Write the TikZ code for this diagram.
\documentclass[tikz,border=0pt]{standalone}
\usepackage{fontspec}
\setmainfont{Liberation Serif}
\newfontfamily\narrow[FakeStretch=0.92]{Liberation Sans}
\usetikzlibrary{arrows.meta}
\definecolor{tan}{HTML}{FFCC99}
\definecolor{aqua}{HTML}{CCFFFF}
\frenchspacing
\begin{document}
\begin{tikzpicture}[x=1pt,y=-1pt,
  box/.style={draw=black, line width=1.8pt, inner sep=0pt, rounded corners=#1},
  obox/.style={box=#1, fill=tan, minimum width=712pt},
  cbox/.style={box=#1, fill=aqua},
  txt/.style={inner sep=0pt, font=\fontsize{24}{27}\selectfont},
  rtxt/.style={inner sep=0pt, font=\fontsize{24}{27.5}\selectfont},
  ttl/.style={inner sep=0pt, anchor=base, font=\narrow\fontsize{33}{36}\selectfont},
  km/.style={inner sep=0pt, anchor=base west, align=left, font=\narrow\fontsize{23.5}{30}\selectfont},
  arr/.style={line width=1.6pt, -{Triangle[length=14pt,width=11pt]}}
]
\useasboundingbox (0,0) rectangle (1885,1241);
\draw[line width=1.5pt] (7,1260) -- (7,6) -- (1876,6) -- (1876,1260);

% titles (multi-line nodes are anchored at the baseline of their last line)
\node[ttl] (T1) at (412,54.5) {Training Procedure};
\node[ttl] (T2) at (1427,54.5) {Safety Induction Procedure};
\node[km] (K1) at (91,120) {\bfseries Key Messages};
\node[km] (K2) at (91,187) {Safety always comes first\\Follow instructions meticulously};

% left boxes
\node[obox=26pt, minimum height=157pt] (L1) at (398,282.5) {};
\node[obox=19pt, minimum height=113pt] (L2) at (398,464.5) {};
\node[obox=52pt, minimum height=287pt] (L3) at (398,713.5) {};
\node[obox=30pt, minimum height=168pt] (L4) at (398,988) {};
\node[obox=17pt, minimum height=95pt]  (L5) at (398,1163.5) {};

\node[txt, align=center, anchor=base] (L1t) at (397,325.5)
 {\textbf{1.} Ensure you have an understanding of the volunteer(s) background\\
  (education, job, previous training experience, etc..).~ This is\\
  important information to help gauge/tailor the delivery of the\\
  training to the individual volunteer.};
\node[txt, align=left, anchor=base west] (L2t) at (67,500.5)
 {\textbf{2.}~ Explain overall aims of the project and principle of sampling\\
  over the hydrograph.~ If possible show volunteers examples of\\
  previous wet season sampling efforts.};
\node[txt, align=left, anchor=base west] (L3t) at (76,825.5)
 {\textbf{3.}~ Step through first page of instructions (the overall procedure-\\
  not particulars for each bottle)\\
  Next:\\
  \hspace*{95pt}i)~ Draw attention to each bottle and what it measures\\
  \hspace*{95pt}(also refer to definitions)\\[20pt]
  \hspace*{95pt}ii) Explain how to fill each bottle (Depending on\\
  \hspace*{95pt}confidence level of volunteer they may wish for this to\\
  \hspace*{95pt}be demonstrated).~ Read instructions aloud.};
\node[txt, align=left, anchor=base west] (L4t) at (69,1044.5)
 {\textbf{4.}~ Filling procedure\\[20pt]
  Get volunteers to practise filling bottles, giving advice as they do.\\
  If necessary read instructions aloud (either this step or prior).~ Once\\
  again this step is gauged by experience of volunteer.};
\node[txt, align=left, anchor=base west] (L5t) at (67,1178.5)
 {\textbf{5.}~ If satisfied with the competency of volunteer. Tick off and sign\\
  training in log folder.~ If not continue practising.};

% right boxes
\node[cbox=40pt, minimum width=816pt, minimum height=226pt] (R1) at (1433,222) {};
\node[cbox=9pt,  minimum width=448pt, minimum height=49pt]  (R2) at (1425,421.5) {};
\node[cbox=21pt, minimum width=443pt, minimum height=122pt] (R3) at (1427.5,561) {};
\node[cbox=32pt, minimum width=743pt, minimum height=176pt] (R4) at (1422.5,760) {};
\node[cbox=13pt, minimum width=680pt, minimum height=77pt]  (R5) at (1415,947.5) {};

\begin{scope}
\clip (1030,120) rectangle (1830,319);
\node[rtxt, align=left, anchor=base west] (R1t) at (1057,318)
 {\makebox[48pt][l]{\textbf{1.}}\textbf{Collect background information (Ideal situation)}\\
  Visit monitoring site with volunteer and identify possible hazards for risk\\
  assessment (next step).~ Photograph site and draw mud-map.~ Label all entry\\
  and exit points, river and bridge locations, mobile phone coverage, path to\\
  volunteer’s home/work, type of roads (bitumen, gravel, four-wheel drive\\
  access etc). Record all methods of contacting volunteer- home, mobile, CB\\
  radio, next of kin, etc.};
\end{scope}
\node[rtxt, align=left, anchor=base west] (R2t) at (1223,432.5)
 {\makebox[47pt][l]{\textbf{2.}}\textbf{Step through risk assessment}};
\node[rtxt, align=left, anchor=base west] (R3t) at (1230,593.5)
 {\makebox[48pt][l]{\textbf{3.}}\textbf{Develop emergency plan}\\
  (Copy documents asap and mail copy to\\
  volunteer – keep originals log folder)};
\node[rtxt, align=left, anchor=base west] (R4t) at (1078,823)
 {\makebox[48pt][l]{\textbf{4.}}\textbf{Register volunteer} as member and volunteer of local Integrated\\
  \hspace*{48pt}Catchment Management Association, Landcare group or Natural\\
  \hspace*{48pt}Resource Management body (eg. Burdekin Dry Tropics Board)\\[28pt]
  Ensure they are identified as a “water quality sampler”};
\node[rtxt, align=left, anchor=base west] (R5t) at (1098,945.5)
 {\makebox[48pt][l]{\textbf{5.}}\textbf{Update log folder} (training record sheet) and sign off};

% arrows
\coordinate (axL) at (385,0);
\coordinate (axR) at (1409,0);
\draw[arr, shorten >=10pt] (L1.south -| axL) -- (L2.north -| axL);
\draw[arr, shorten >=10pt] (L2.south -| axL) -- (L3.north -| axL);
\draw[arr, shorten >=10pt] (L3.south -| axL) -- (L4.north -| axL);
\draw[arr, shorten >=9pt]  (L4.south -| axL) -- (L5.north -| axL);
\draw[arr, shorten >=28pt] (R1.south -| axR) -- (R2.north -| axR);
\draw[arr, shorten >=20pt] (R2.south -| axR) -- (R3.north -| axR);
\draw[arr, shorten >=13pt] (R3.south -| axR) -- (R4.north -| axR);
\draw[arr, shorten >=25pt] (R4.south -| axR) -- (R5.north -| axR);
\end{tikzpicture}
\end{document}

**PROBLEM DESCRIPTION:**
Reproduce the material above, every line of it, exactly.

**TASK RESPONSE:**
Write the TikZ code for this diagram.
\documentclass[tikz,border=0pt]{standalone}
\usepackage{fontspec}
\setmainfont{Liberation Serif}
\newfontfamily\narrow[FakeStretch=0.92]{Liberation Sans}
\usetikzlibrary{arrows.meta}
\definecolor{tan}{HTML}{FFCC99}
\definecolor{aqua}{HTML}{CCFFFF}
\frenchspacing
\begin{document}
\begin{tikzpicture}[x=1pt,y=-1pt,
  box/.style={draw=black, line width=1.8pt, inner sep=0pt, rounded corners=#1},
  obox/.style={box=#1, fill=tan, minimum width=712pt},
  cbox/.style={box=#1, fill=aqua},
  txt/.style={inner sep=0pt, font=\fontsize{24}{27}\selectfont},
  rtxt/.style={inner sep=0pt, font=\fontsize{24}{27.5}\selectfont},
  ttl/.style={inner sep=0pt, anchor=base, font=\narrow\fontsize{33}{36}\selectfont},
  km/.style={inner sep=0pt, anchor=base west, align=left, font=\narrow\fontsize{23.5}{30}\selectfont},
  arr/.style={line width=1.6pt, -{Triangle[length=14pt,width=11pt]}}
]
\useasboundingbox (0,0) rectangle (1885,1241);
\draw[line width=1.5pt] (7,1260) -- (7,6) -- (1876,6) -- (1876,1260);

% titles (multi-line nodes are anchored at the baseline of their last line)
\node[ttl] (T1) at (412,54.5) {Training Procedure};
\node[ttl] (T2) at (1427,54.5) {Safety Induction Procedure};
\node[km] (K1) at (91,120) {\bfseries Key Messages};
\node[km] (K2) at (91,187) {Safety always comes first\\Follow instructions meticulously};

% left boxes
\node[obox=26pt, minimum height=157pt] (L1) at (398,282.5) {};
\node[obox=19pt, minimum height=113pt] (L2) at (398,464.5) {};
\node[obox=52pt, minimum height=287pt] (L3) at (398,713.5) {};
\node[obox=30pt, minimum height=168pt] (L4) at (398,988) {};
\node[obox=17pt, minimum height=95pt]  (L5) at (398,1163.5) {};

\node[txt, align=center, anchor=base] (L1t) at (397,325.5)
 {\textbf{1.} Ensure you have an understanding of the volunteer(s) background\\
  (education, job, previous training experience, etc..).~ This is\\
  important information to help gauge/tailor the delivery of the\\
  training to the individual volunteer.};
\node[txt, align=left, anchor=base west] (L2t) at (67,500.5)
 {\textbf{2.}~ Explain overall aims of the project and principle of sampling\\
  over the hydrograph.~ If possible show volunteers examples of\\
  previous wet season sampling efforts.};
\node[txt, align=left, anchor=base west] (L3t) at (76,825.5)
 {\textbf{3.}~ Step through first page of instructions (the overall procedure-\\
  not particulars for each bottle)\\
  Next:\\
  \hspace*{95pt}i)~ Draw attention to each bottle and what it measures\\
  \hspace*{95pt}(also refer to definitions)\\[20pt]
  \hspace*{95pt}ii) Explain how to fill each bottle (Depending on\\
  \hspace*{95pt}confidence level of volunteer they may wish for this to\\
  \hspace*{95pt}be demonstrated).~ Read instructions aloud.};
\node[txt, align=left, anchor=base west] (L4t) at (69,1044.5)
 {\textbf{4.}~ Filling procedure\\[20pt]
  Get volunteers to practise filling bottles, giving advice as they do.\\
  If necessary read instructions aloud (either this step or prior).~ Once\\
  again this step is gauged by experience of volunteer.};
\node[txt, align=left, anchor=base west] (L5t) at (67,1178.5)
 {\textbf{5.}~ If satisfied with the competency of volunteer. Tick off and sign\\
  training in log folder.~ If not continue practising.};

% right boxes
\node[cbox=40pt, minimum width=816pt, minimum height=226pt] (R1) at (1433,222) {};
\node[cbox=9pt,  minimum width=448pt, minimum height=49pt]  (R2) at (1425,421.5) {};
\node[cbox=21pt, minimum width=443pt, minimum height=122pt] (R3) at (1427.5,561) {};
\node[cbox=32pt, minimum width=743pt, minimum height=176pt] (R4) at (1422.5,760) {};
\node[cbox=13pt, minimum width=680pt, minimum height=77pt]  (R5) at (1415,947.5) {};

\begin{scope}
\clip (1030,120) rectangle (1830,319);
\node[rtxt, align=left, anchor=base west] (R1t) at (1057,318)
 {\makebox[48pt][l]{\textbf{1.}}\textbf{Collect background information (Ideal situation)}\\
  Visit monitoring site with volunteer and identify possible hazards for risk\\
  assessment (next step).~ Photograph site and draw mud-map.~ Label all entry\\
  and exit points, river and bridge locations, mobile phone coverage, path to\\
  volunteer’s home/work, type of roads (bitumen, gravel, four-wheel drive\\
  access etc). Record all methods of contacting volunteer- home, mobile, CB\\
  radio, next of kin, etc.};
\end{scope}
\node[rtxt, align=left, anchor=base west] (R2t) at (1223,432.5)
 {\makebox[47pt][l]{\textbf{2.}}\textbf{Step through risk assessment}};
\node[rtxt, align=left, anchor=base west] (R3t) at (1230,593.5)
 {\makebox[48pt][l]{\textbf{3.}}\textbf{Develop emergency plan}\\
  (Copy documents asap and mail copy to\\
  volunteer – keep originals log folder)};
\node[rtxt, align=left, anchor=base west] (R4t) at (1078,823)
 {\makebox[48pt][l]{\textbf{4.}}\textbf{Register volunteer} as member and volunteer of local Integrated\\
  \hspace*{48pt}Catchment Management Association, Landcare group or Natural\\
  \hspace*{48pt}Resource Management body (eg. Burdekin Dry Tropics Board)\\[28pt]
  Ensure they are identified as a “water quality sampler”};
\node[rtxt, align=left, anchor=base west] (R5t) at (1098,945.5)
 {\makebox[48pt][l]{\textbf{5.}}\textbf{Update log folder} (training record sheet) and sign off};

% arrows
\coordinate (axL) at (385,0);
\coordinate (axR) at (1409,0);
\draw[arr, shorten >=10pt] (L1.south -| axL) -- (L2.north -| axL);
\draw[arr, shorten >=10pt] (L2.south -| axL) -- (L3.north -| axL);
\draw[arr, shorten >=10pt] (L3.south -| axL) -- (L4.north -| axL);
\draw[arr, shorten >=9pt]  (L4.south -| axL) -- (L5.north -| axL);
\draw[arr, shorten >=28pt] (R1.south -| axR) -- (R2.north -| axR);
\draw[arr, shorten >=20pt] (R2.south -| axR) -- (R3.north -| axR);
\draw[arr, shorten >=13pt] (R3.south -| axR) -- (R4.north -| axR);
\draw[arr, shorten >=25pt] (R4.south -| axR) -- (R5.north -| axR);
\end{tikzpicture}
\end{document}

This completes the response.